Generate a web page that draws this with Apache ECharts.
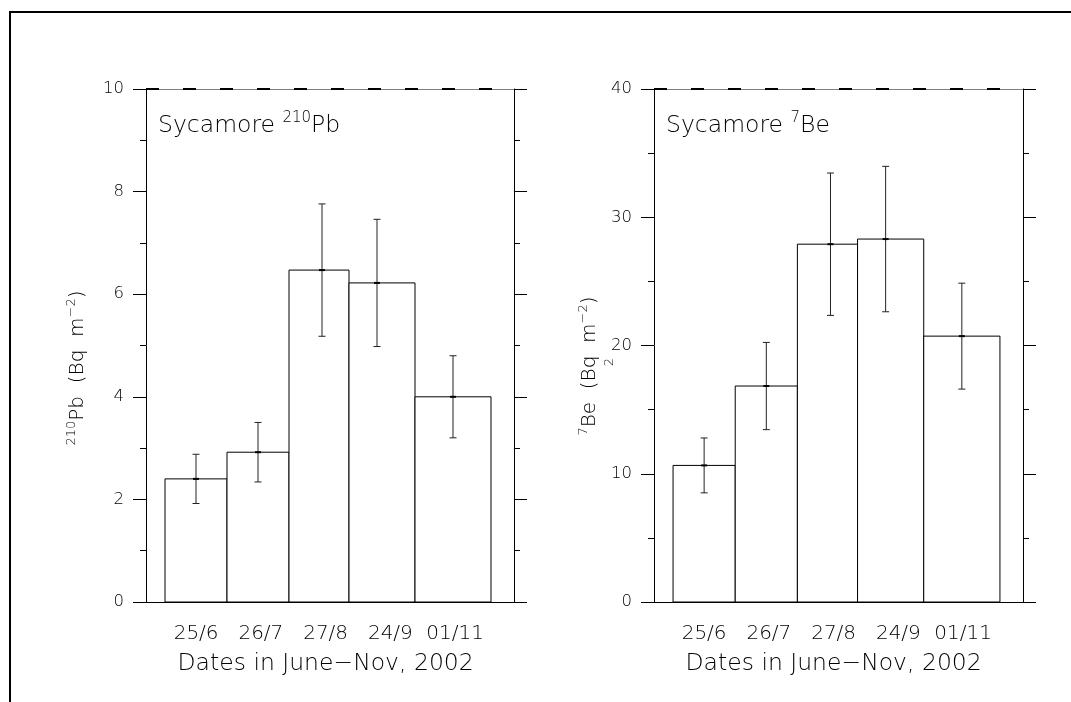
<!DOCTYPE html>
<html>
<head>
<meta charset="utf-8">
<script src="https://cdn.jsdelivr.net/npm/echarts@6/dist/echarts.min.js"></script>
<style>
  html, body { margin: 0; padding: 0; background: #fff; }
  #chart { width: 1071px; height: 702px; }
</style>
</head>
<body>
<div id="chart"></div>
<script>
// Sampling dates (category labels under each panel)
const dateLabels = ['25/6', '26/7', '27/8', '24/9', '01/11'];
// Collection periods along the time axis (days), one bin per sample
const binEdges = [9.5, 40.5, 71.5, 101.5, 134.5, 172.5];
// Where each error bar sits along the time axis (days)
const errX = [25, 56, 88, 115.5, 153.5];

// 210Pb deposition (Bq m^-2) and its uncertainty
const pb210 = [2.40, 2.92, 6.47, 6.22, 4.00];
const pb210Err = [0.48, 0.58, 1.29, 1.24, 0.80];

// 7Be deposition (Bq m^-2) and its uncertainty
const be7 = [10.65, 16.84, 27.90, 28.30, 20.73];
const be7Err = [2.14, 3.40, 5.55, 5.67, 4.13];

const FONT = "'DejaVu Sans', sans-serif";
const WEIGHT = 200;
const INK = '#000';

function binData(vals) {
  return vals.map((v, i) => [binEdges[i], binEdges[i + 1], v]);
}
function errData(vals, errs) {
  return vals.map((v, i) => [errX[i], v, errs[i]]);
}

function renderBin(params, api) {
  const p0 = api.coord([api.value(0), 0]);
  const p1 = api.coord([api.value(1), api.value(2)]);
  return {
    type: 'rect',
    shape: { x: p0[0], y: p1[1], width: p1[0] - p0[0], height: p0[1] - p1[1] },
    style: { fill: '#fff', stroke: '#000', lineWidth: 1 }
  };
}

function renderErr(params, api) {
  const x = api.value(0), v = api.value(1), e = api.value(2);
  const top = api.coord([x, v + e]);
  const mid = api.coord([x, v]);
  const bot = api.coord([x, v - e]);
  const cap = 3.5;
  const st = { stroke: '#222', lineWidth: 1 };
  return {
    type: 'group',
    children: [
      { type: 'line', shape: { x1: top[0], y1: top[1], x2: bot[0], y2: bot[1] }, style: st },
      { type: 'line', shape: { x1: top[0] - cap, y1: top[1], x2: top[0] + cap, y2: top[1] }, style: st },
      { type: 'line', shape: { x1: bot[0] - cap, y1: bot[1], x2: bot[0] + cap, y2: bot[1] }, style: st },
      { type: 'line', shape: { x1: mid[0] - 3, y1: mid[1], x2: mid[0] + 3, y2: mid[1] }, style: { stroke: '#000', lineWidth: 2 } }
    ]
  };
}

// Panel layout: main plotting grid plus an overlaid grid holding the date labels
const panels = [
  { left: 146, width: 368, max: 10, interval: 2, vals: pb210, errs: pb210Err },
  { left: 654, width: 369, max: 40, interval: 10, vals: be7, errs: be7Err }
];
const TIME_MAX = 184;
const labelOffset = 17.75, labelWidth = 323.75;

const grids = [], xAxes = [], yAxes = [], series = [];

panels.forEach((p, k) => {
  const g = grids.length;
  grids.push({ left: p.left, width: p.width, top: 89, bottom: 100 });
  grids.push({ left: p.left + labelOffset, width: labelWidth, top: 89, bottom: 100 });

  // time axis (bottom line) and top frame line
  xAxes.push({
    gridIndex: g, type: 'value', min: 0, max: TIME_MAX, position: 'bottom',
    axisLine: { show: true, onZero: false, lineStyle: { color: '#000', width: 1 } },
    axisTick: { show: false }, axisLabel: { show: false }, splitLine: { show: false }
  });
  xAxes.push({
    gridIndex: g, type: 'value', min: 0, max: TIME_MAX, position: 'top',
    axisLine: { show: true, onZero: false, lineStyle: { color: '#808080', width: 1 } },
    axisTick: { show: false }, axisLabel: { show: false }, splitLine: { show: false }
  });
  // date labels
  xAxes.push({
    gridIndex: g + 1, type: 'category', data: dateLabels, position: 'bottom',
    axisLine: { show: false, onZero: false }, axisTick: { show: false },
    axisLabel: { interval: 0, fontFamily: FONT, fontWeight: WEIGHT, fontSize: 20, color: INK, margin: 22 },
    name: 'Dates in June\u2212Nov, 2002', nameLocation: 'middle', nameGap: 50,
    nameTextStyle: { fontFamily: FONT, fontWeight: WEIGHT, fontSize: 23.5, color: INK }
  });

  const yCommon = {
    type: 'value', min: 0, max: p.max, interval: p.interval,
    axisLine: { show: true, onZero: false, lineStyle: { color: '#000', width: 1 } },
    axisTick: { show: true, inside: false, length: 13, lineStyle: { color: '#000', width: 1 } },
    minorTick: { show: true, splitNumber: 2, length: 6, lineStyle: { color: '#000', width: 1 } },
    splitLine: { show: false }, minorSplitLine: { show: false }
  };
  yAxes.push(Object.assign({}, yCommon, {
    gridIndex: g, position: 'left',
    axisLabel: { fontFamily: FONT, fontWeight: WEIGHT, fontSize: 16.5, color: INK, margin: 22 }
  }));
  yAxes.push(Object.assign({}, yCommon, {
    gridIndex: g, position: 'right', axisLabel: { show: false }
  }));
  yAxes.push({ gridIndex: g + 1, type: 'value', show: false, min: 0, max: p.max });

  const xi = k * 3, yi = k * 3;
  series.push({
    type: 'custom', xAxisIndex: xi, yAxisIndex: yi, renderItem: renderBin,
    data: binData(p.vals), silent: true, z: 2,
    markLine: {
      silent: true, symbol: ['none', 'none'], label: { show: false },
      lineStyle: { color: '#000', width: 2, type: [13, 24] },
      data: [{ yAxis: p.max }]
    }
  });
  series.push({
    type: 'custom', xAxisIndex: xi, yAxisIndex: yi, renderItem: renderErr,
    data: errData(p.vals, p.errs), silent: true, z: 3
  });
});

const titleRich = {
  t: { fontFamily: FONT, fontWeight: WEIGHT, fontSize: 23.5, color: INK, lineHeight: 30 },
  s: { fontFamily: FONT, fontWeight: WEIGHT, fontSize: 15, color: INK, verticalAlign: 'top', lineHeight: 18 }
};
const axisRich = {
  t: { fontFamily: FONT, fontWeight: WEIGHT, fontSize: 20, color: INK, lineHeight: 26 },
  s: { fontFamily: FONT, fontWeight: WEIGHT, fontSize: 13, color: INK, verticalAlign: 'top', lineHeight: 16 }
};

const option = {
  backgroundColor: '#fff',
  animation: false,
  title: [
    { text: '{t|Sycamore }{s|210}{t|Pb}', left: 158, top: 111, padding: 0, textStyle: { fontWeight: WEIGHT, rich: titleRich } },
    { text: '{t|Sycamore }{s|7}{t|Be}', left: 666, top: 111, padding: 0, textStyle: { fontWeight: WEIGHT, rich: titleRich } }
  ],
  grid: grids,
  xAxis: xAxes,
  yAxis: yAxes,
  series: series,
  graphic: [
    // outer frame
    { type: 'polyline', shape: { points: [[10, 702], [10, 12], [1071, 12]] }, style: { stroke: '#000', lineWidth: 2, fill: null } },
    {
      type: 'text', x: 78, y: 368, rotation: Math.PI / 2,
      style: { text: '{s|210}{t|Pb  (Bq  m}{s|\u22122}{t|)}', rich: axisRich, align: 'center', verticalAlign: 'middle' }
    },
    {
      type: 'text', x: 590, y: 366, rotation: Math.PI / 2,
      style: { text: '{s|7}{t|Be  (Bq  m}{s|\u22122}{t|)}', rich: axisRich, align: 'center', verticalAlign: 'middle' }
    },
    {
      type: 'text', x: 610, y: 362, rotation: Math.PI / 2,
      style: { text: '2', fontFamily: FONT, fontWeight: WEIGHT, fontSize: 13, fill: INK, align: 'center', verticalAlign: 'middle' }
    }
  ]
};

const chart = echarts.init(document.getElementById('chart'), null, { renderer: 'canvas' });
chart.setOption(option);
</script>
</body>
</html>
----
Problem requirements:
Please restate the material above line by line, exactly, beginning at its first line and ending with the line that contains "const pb210Err = [0.48, 0.58, 1.29, 1.24, 0.80];", without any pictures.

Response to the exercise:
Generate a web page that draws this with Apache ECharts.
<!DOCTYPE html>
<html>
<head>
<meta charset="utf-8">
<script src="https://cdn.jsdelivr.net/npm/echarts@6/dist/echarts.min.js"></script>
<style>
  html, body { margin: 0; padding: 0; background: #fff; }
  #chart { width: 1071px; height: 702px; }
</style>
</head>
<body>
<div id="chart"></div>
<script>
// Sampling dates (category labels under each panel)
const dateLabels = ['25/6', '26/7', '27/8', '24/9', '01/11'];
// Collection periods along the time axis (days), one bin per sample
const binEdges = [9.5, 40.5, 71.5, 101.5, 134.5, 172.5];
// Where each error bar sits along the time axis (days)
const errX = [25, 56, 88, 115.5, 153.5];

// 210Pb deposition (Bq m^-2) and its uncertainty
const pb210 = [2.40, 2.92, 6.47, 6.22, 4.00];
const pb210Err = [0.48, 0.58, 1.29, 1.24, 0.80];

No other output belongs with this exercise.